▸ **Data lines**
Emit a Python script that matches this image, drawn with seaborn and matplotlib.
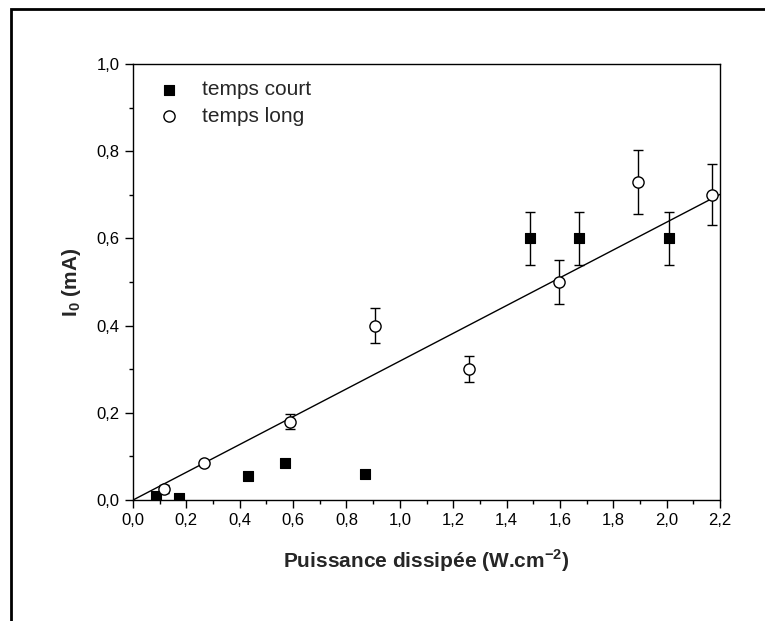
import numpy as np
import pandas as pd
import matplotlib
matplotlib.use("Agg")
import matplotlib.pyplot as plt
import matplotlib.ticker as mticker
from matplotlib.patches import Rectangle
import seaborn as sns

# data
court_x = [0.085, 0.172, 0.431, 0.570, 0.870, 1.488, 1.672, 2.009]
court_y = [0.010, 0.005, 0.055, 0.085, 0.060, 0.600, 0.600, 0.600]
court_err = [0, 0, 0, 0, 0, 0.06, 0.06, 0.06]

long_x = [0.116, 0.266, 0.588, 0.907, 1.259, 1.597, 1.893, 2.170]
long_y = [0.025, 0.085, 0.180, 0.400, 0.300, 0.500, 0.730, 0.700]
long_err = [0.010, 0.005, 0.018, 0.040, 0.030, 0.050, 0.073, 0.070]

fit_x = [0.0, 2.2]
fit_y = [0.0, 0.701]

sns.set_style("ticks")
plt.rcParams['font.family'] = ['Liberation Sans', 'DejaVu Sans']
plt.rcParams['mathtext.fontset'] = 'custom'
plt.rcParams['mathtext.rm'] = 'Liberation Sans'
plt.rcParams['mathtext.bf'] = 'Liberation Sans:bold'

fig = plt.figure(figsize=(7.65, 6.21), dpi=100)
ax = fig.add_axes([0.1739, 0.1948, 0.7673, 0.7021])

# fit line
sns.lineplot(x=fit_x, y=fit_y, ax=ax, color='black', lw=1.0, zorder=2)

# error bars
ax.errorbar(court_x, court_y, yerr=court_err, fmt='none', ecolor='black',
            elinewidth=1.0, capsize=3.5, capthick=1.0, zorder=3)
ax.errorbar(long_x, long_y, yerr=long_err, fmt='none', ecolor='black',
            elinewidth=1.0, capsize=3.5, capthick=1.0, zorder=3)

df_court = pd.DataFrame({'x': court_x, 'y': court_y})
df_long = pd.DataFrame({'x': long_x, 'y': long_y})
sns.scatterplot(data=df_court, x='x', y='y', ax=ax, marker='s', s=60,
                color='black', edgecolor='black', linewidth=0.8,
                label='temps court', zorder=4)
sns.scatterplot(data=df_long, x='x', y='y', ax=ax, marker='o', s=65,
                facecolor='white', edgecolor='black', linewidth=1.0,
                label='temps long', zorder=4)

ax.set_xlim(0, 2.2)
ax.set_ylim(0, 1.0)
ax.xaxis.set_major_locator(mticker.MultipleLocator(0.2))
ax.xaxis.set_minor_locator(mticker.MultipleLocator(0.1))
ax.yaxis.set_major_locator(mticker.MultipleLocator(0.2))
ax.yaxis.set_minor_locator(mticker.MultipleLocator(0.1))
fmt = mticker.FuncFormatter(lambda v, p: f"{v:.1f}".replace('.', ','))
ax.xaxis.set_major_formatter(fmt)
ax.yaxis.set_major_formatter(fmt)

ax.tick_params(which='major', direction='out', length=6, width=1.0,
               labelsize=12, color='black', labelcolor='black')
ax.tick_params(which='minor', direction='out', length=3, width=1.0, color='black')
for s in ax.spines.values():
    s.set_visible(True)
    s.set_linewidth(1.0)
    s.set_color('black')

ax.set_xlabel(r'Puissance dissipée (W.cm$^{\mathbf{-2}}$)', fontsize=15,
              fontweight='bold', labelpad=14)
ax.set_ylabel(r'I$_{\mathbf{0}}$ (mA)', fontsize=15, fontweight='bold',
              labelpad=10)

ax.legend(loc='upper left', bbox_to_anchor=(0.0, 1.01), frameon=False,
          fontsize=15, handletextpad=0.8, labelspacing=0.35,
          borderaxespad=0.6, handlelength=1.5)

# outer frame of the original figure
fig.add_artist(Rectangle((0.0144, -0.2), 1.2, 1.2 - 0.0145, transform=fig.transFigure,
                         fill=False, edgecolor='black', linewidth=2.0))

fig.savefig('out.png', dpi=100)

▸ **Exercise details**
Leave the pictures out and please restate exactly the lines running from the start of the material through the one with "color='black', lw=1.0, zorder=2)".

▸ **Solution for this problem**
Emit a Python script that matches this image, drawn with seaborn and matplotlib.
import numpy as np
import pandas as pd
import matplotlib
matplotlib.use("Agg")
import matplotlib.pyplot as plt
import matplotlib.ticker as mticker
from matplotlib.patches import Rectangle
import seaborn as sns

# data
court_x = [0.085, 0.172, 0.431, 0.570, 0.870, 1.488, 1.672, 2.009]
court_y = [0.010, 0.005, 0.055, 0.085, 0.060, 0.600, 0.600, 0.600]
court_err = [0, 0, 0, 0, 0, 0.06, 0.06, 0.06]

long_x = [0.116, 0.266, 0.588, 0.907, 1.259, 1.597, 1.893, 2.170]
long_y = [0.025, 0.085, 0.180, 0.400, 0.300, 0.500, 0.730, 0.700]
long_err = [0.010, 0.005, 0.018, 0.040, 0.030, 0.050, 0.073, 0.070]

fit_x = [0.0, 2.2]
fit_y = [0.0, 0.701]

sns.set_style("ticks")
plt.rcParams['font.family'] = ['Liberation Sans', 'DejaVu Sans']
plt.rcParams['mathtext.fontset'] = 'custom'
plt.rcParams['mathtext.rm'] = 'Liberation Sans'
plt.rcParams['mathtext.bf'] = 'Liberation Sans:bold'

fig = plt.figure(figsize=(7.65, 6.21), dpi=100)
ax = fig.add_axes([0.1739, 0.1948, 0.7673, 0.7021])

# fit line
sns.lineplot(x=fit_x, y=fit_y, ax=ax, color='black', lw=1.0, zorder=2)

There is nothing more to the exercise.